** Given request **
Transcribe all of the material below word for word and leave out its pictures.

BEGIN

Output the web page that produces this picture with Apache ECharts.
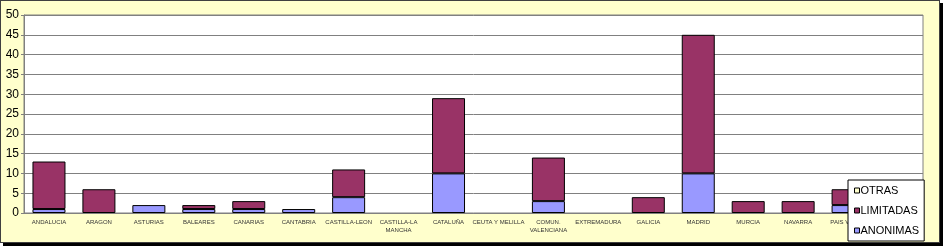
<!DOCTYPE html>
<html><head><meta charset="utf-8">
<script src="https://cdn.jsdelivr.net/npm/echarts@6/dist/echarts.min.js"></script>
<style>
html,body{margin:0;padding:0;background:#fff;}
#wrap{position:absolute;left:0;top:0;width:940px;height:243px;box-sizing:border-box;border:1px solid #404040;background:#FFFFCC;box-shadow:3px 3px 0 #000;}
#chart{width:938px;height:241px;}
</style></head>
<body><div id="wrap"><div id="chart"></div></div>
<script>
const categories = ['ANDALUCIA','ARAGON','ASTURIAS','BALEARES','CANARIAS','CANTABRIA','CASTILLA-LEON','CASTILLA-LA\nMANCHA','CATALUÑA','CEUTA Y MELILLA','COMUN.\nVALENCIANA','EXTREMADURA','GALICIA','MADRID','MURCIA','NAVARRA','PAIS VASCO','RIOJA'];
const anonimas  = [1,0,2,1,1,1,4,0,10,0,3,0,0,10,0,0,2,0];
const limitadas = [12,6,0,1,2,0,7,0,19,0,11,0,4,35,3,3,4,0];
const otras     = [0,0,0,0,0,0,0,0,0,0,0,0,0,0,0,0,0,0];
const seriesNames = ['ANONIMAS','LIMITADAS','OTRAS'];
const yTicks = {min:0, max:50, interval:5};

const colors = ['#9999FF','#993366','#FFFFCC'];
const chart = echarts.init(document.getElementById('chart'));
const nz = a => a.map(v => v === 0 ? null : v);
const mk = (name, data, i) => ({
  name, type:'bar', stack:'t', data: nz(data), barWidth:33,
  itemStyle:{color:colors[i], borderColor:'#000', borderWidth:1}
});
chart.setOption({
  animation:false,
  grid:{left:23, right:16, top:14, bottom:29, show:true, backgroundColor:'#fff', borderColor:'#808080', borderWidth:1},
  legend:{
    data:['OTRAS','LIMITADAS','ANONIMAS'], orient:'vertical', left:847, top:179,
    backgroundColor:'#fff', borderColor:'#000', borderWidth:1,
    padding:[5,5,5,6], itemGap:9, itemWidth:5, itemHeight:5, icon:'rect',
    itemStyle:{borderColor:'#000', borderWidth:1},
    textStyle:{fontFamily:'Liberation Sans, Arial', fontSize:11, color:'#000', padding:[0,0,0,-4]}
  },
  xAxis:{type:'category', data:categories,
    axisLine:{lineStyle:{color:'#808080'}}, axisTick:{show:false},
    axisLabel:{interval:0, fontSize:6, color:'#333', fontFamily:'Liberation Sans, Arial', margin:5, lineHeight:8}
  },
  yAxis:{type:'value', min:yTicks.min, max:yTicks.max, interval:yTicks.interval,
    axisLine:{show:true, lineStyle:{color:'#808080'}},
    axisTick:{show:true, length:3, lineStyle:{color:'#808080'}},
    splitLine:{lineStyle:{color:'#808080', width:1}},
    axisLabel:{fontSize:12, color:'#000', fontFamily:'Liberation Sans, Arial', margin:5}
  },
  series: seriesNames.map((n,i)=>mk(n,[anonimas,limitadas,otras][i],i))
});
</script></body></html>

END

** Response below **
Output the web page that produces this picture with Apache ECharts.
<!DOCTYPE html>
<html><head><meta charset="utf-8">
<script src="https://cdn.jsdelivr.net/npm/echarts@6/dist/echarts.min.js"></script>
<style>
html,body{margin:0;padding:0;background:#fff;}
#wrap{position:absolute;left:0;top:0;width:940px;height:243px;box-sizing:border-box;border:1px solid #404040;background:#FFFFCC;box-shadow:3px 3px 0 #000;}
#chart{width:938px;height:241px;}
</style></head>
<body><div id="wrap"><div id="chart"></div></div>
<script>
const categories = ['ANDALUCIA','ARAGON','ASTURIAS','BALEARES','CANARIAS','CANTABRIA','CASTILLA-LEON','CASTILLA-LA\nMANCHA','CATALUÑA','CEUTA Y MELILLA','COMUN.\nVALENCIANA','EXTREMADURA','GALICIA','MADRID','MURCIA','NAVARRA','PAIS VASCO','RIOJA'];
const anonimas  = [1,0,2,1,1,1,4,0,10,0,3,0,0,10,0,0,2,0];
const limitadas = [12,6,0,1,2,0,7,0,19,0,11,0,4,35,3,3,4,0];
const otras     = [0,0,0,0,0,0,0,0,0,0,0,0,0,0,0,0,0,0];
const seriesNames = ['ANONIMAS','LIMITADAS','OTRAS'];
const yTicks = {min:0, max:50, interval:5};

const colors = ['#9999FF','#993366','#FFFFCC'];
const chart = echarts.init(document.getElementById('chart'));
const nz = a => a.map(v => v === 0 ? null : v);
const mk = (name, data, i) => ({
  name, type:'bar', stack:'t', data: nz(data), barWidth:33,
  itemStyle:{color:colors[i], borderColor:'#000', borderWidth:1}
});
chart.setOption({
  animation:false,
  grid:{left:23, right:16, top:14, bottom:29, show:true, backgroundColor:'#fff', borderColor:'#808080', borderWidth:1},
  legend:{
    data:['OTRAS','LIMITADAS','ANONIMAS'], orient:'vertical', left:847, top:179,
    backgroundColor:'#fff', borderColor:'#000', borderWidth:1,
    padding:[5,5,5,6], itemGap:9, itemWidth:5, itemHeight:5, icon:'rect',
    itemStyle:{borderColor:'#000', borderWidth:1},
    textStyle:{fontFamily:'Liberation Sans, Arial', fontSize:11, color:'#000', padding:[0,0,0,-4]}
  },
  xAxis:{type:'category', data:categories,
    axisLine:{lineStyle:{color:'#808080'}}, axisTick:{show:false},
    axisLabel:{interval:0, fontSize:6, color:'#333', fontFamily:'Liberation Sans, Arial', margin:5, lineHeight:8}
  },
  yAxis:{type:'value', min:yTicks.min, max:yTicks.max, interval:yTicks.interval,
    axisLine:{show:true, lineStyle:{color:'#808080'}},
    axisTick:{show:true, length:3, lineStyle:{color:'#808080'}},
    splitLine:{lineStyle:{color:'#808080', width:1}},
    axisLabel:{fontSize:12, color:'#000', fontFamily:'Liberation Sans, Arial', margin:5}
  },
  series: seriesNames.map((n,i)=>mk(n,[anonimas,limitadas,otras][i],i))
});
</script></body></html>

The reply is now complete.